FILE - Some of the 588 Members of South Sudan's Parliament attend proceedings in Juba on August 2, 2021, after they sworn-in.
FILE - Some of the 588 Members of South Sudan's Parliament attend proceedings in Juba on August 2, 2021, after they sworn-in.

Hundreds of support staff in the Transitional National Legislative Assembly ended a one-day sit-in Tuesday to protest not being paid in months. Striking workers locked out members of Parliament from offices on Monday.

Hundreds of support staff in the Transitional National Legislative Assembly ended a one-day sit-in Tuesday to protest not being paid in months. Striking workers locked out members of Parliament from their offices on Monday, prompting officials to dispatch police to the parliament building. No staffers were arrested.

Support workers met Monday with parliament officials to lay out their demands for incentives but were told there was not enough money to go around, said Kennedy Enoka, acting secretary general of the parliament worker's union. Staffers agreed to divide the available funds among all workers equally, according to Enoka.

“Although it is not the demand we are asking for, but at least because we are at the low once to get something and we get the money equally, but what we wanted is that we have sent our message out across because some people who are thinking the parliament is getting privileges with the members,” Enoka told South Sudan in Focus.

After receiving guarantees their salaries and incentives in arrears would be paid, workers were back on the job Tuesday, said Enoka.

“They’re going to receive their 6500 (South Sudanese Pounds) as the incentives and we are more than 600 hundred. We have resumed the work but we have sent the message,” Enoka told VOA.

Everything was back to normal Tuesday morning, said Natelina Amjima Malek, deputy chairperson of the Assembly’s special committee on information, communication, technology and postal services.

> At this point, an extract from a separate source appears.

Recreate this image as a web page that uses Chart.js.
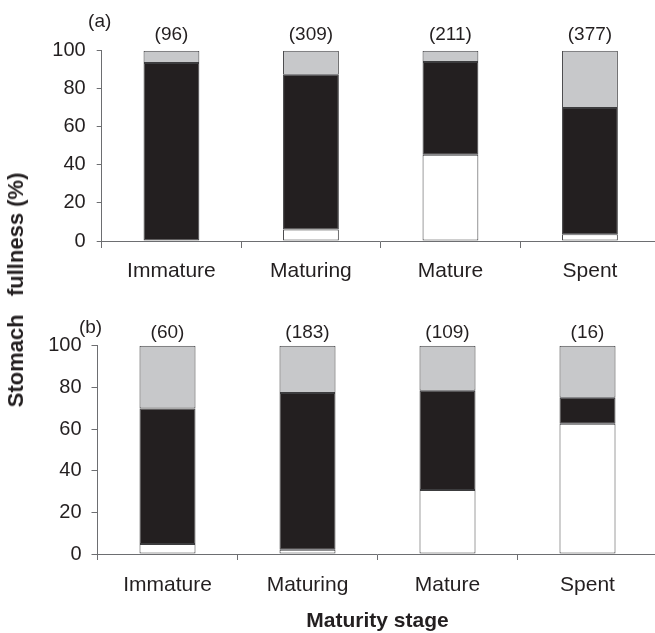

“They received their incentives. Some are already receiving and others are also going to get, so it wasn’t a serious case,” Malek told South Sudan in Focus.

Marmena Awerial Aluong, Deputy Speaker of the Transitional National Legislative Assembly said workers were told they would receive 5 million South Sudanese pounds in incentives on Friday but that didn’t happen, prompting Monday’s strike.

“They locked all the offices and people could not enter, so we asked them what is the reason. They said that it is money related, and this is not their right because it is only incentives and overtime for the work that they have done because the money which came was only for operation,” Aluong told South Sudan in Focus.

No business was completed Monday because MPs were locked out, said Aluong.

“We want to speed up and finish and the workers came here with no reason for closing the offices and the sitting was canaled completely of which we would have passed one of the bills today,” Aluong told VOA.

MP Juol Nhomngek Daniel said taffers continued working for months without pay.

"Since January, they have never been paid. Last week, there was 200 million pounds which was supposed to cover all the services including the payment of the staff, so when they saw that they were not being paid, they gave notice to the leadership of parliament that they will not work this week unless their demands or grievances in parliament are met.”

During Monday's strike, the speaker was reportedly out of the country on a trip to Uganda, while the clerk to parliament had traveled to Tanzania.